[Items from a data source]

******

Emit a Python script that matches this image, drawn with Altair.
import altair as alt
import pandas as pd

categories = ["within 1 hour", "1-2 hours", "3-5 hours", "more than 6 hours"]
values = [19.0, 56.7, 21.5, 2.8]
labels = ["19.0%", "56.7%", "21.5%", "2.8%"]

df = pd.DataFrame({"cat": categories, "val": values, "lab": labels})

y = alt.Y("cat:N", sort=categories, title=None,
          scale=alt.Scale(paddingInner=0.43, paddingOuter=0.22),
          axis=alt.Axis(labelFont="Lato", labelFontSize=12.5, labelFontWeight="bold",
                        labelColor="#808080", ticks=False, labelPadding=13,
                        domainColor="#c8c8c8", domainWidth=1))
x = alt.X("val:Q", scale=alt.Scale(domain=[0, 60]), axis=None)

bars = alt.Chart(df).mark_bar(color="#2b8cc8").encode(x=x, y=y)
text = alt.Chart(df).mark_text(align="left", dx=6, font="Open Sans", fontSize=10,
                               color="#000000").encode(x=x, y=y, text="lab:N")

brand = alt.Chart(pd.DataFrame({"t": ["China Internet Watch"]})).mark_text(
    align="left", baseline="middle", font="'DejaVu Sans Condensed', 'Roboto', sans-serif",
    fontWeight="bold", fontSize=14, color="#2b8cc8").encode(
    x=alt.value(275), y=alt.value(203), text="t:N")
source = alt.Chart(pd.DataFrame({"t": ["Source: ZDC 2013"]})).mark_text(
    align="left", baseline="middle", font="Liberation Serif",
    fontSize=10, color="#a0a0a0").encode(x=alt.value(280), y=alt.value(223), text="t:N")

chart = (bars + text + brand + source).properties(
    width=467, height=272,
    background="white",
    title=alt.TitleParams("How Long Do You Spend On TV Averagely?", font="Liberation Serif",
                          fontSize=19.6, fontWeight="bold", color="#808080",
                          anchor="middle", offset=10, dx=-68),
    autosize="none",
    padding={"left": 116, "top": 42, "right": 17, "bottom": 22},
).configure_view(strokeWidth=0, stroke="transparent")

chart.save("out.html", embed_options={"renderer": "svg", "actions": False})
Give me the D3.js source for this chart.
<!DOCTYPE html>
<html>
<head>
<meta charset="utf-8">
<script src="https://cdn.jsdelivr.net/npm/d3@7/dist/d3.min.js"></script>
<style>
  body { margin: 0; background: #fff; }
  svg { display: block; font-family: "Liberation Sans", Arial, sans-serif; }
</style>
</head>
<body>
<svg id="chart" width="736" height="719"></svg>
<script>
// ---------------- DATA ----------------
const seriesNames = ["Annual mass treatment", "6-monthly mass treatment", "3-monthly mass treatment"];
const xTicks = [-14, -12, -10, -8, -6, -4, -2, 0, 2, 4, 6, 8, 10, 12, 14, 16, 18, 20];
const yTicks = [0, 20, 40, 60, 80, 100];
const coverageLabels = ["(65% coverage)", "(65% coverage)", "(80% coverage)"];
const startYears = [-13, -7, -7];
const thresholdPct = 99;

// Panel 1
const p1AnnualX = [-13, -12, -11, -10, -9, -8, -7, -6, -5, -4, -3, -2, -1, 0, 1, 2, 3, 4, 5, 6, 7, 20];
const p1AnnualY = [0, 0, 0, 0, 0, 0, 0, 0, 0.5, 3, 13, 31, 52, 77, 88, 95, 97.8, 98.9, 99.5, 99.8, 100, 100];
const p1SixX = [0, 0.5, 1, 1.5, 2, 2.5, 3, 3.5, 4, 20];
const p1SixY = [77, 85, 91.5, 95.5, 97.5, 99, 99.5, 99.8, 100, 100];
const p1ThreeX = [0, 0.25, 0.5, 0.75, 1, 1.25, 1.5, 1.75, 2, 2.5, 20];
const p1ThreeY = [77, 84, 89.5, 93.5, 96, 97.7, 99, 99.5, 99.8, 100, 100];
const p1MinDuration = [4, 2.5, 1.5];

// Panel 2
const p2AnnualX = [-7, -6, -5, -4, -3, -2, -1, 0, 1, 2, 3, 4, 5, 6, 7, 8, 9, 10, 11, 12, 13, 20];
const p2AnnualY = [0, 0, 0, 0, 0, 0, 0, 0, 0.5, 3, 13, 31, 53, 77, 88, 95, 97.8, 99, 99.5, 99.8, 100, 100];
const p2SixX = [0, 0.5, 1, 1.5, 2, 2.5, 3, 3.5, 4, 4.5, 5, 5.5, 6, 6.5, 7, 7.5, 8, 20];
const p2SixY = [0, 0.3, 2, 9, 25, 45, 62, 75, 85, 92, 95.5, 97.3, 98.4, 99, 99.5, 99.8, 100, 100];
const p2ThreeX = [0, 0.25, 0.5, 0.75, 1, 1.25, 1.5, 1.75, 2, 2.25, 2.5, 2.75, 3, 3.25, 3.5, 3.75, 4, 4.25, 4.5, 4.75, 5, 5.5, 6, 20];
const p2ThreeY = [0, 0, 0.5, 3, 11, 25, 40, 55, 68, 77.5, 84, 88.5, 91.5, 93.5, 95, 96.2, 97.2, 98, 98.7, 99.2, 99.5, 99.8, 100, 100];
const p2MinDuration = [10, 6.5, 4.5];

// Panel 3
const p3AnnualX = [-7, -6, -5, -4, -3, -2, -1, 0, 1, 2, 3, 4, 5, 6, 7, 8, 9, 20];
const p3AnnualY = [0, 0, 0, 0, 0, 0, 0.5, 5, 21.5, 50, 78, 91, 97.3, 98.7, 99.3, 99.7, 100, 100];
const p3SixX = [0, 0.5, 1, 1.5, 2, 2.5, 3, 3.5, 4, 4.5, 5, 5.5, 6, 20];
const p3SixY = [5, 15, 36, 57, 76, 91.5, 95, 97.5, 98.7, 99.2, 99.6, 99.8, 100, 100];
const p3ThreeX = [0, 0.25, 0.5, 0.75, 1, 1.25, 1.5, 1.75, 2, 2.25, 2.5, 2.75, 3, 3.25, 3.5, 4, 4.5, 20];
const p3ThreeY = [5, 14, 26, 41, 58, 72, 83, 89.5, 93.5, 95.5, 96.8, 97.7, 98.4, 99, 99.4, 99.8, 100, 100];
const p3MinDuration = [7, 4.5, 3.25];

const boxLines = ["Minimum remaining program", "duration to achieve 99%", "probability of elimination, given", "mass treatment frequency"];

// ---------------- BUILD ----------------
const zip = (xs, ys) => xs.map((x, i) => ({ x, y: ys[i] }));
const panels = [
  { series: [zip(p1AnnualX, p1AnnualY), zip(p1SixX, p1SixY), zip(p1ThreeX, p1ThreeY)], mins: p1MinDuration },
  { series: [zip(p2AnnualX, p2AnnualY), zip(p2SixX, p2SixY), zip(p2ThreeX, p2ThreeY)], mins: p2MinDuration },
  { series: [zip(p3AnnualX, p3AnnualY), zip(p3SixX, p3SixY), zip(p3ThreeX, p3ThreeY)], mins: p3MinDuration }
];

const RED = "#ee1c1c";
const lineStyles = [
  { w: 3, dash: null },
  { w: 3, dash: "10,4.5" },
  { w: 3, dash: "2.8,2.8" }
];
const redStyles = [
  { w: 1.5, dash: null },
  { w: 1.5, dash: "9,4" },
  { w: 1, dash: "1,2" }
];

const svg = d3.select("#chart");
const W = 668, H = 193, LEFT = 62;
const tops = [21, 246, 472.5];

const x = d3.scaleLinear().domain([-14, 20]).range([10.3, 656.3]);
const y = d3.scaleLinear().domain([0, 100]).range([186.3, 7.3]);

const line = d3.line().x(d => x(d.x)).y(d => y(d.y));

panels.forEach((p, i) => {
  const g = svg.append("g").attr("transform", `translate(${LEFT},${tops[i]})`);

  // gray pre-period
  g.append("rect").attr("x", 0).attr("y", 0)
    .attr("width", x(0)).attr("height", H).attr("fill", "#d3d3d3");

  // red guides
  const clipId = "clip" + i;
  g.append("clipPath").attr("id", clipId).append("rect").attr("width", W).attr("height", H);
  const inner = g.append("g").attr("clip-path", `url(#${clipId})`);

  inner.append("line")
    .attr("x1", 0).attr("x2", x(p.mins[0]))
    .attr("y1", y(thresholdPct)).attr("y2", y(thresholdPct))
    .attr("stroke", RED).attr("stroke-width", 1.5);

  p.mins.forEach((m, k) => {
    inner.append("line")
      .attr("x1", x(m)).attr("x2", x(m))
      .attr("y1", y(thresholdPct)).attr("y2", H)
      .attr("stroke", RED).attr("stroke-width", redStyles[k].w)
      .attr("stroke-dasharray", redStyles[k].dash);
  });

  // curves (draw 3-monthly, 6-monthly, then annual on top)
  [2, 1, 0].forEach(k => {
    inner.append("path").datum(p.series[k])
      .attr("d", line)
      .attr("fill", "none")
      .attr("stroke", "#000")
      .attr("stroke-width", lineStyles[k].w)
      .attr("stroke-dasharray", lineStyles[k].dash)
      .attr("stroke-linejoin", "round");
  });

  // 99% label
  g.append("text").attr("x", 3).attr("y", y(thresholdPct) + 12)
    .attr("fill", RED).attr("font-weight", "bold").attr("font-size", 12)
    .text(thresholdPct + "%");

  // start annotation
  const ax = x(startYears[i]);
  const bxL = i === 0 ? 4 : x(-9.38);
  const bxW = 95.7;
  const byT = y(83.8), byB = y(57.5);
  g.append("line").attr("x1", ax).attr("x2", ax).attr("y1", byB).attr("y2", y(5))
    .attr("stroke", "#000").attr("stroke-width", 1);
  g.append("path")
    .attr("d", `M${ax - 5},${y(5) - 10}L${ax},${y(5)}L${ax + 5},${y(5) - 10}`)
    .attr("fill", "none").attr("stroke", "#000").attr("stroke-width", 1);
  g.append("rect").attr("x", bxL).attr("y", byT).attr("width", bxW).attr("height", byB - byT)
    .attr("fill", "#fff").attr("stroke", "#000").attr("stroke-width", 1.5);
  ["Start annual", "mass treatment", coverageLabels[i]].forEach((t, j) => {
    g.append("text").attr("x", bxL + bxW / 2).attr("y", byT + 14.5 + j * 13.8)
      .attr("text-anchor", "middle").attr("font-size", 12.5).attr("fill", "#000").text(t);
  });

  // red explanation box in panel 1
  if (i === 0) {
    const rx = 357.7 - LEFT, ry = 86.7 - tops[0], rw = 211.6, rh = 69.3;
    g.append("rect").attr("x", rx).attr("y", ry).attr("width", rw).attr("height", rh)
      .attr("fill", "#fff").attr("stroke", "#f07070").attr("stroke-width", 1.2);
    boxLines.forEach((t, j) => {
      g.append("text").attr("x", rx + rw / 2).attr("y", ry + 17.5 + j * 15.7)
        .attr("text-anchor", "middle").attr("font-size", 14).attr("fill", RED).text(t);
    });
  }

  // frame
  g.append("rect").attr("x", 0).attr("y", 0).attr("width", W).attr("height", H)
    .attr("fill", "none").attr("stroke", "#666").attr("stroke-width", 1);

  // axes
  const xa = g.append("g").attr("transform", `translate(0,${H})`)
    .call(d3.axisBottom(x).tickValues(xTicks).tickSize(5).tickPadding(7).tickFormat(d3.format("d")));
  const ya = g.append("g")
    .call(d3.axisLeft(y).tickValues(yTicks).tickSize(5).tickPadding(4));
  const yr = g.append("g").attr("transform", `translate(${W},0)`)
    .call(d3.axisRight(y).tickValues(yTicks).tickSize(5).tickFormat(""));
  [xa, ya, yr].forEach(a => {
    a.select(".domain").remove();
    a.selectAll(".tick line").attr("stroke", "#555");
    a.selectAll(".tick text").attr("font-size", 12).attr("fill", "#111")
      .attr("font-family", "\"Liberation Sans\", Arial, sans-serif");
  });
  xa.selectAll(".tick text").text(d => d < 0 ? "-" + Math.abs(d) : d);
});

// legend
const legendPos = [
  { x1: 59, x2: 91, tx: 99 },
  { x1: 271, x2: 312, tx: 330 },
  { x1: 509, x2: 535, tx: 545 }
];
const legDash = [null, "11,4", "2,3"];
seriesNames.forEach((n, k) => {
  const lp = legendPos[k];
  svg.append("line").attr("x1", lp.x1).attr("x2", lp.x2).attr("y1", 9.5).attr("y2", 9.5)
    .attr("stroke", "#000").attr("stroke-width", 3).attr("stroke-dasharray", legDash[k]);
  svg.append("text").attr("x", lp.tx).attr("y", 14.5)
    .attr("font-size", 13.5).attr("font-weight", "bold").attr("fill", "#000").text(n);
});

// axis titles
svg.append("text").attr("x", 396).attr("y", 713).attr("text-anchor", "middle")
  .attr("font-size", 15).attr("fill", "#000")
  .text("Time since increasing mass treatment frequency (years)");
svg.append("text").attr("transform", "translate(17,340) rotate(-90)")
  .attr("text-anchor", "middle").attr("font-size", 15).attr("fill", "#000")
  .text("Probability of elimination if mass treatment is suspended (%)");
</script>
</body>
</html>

******

DIRECTIONS:
Determine how many lines of the entries above carry the string "script", and give that number alone.

WRITTEN RESPONSE:
4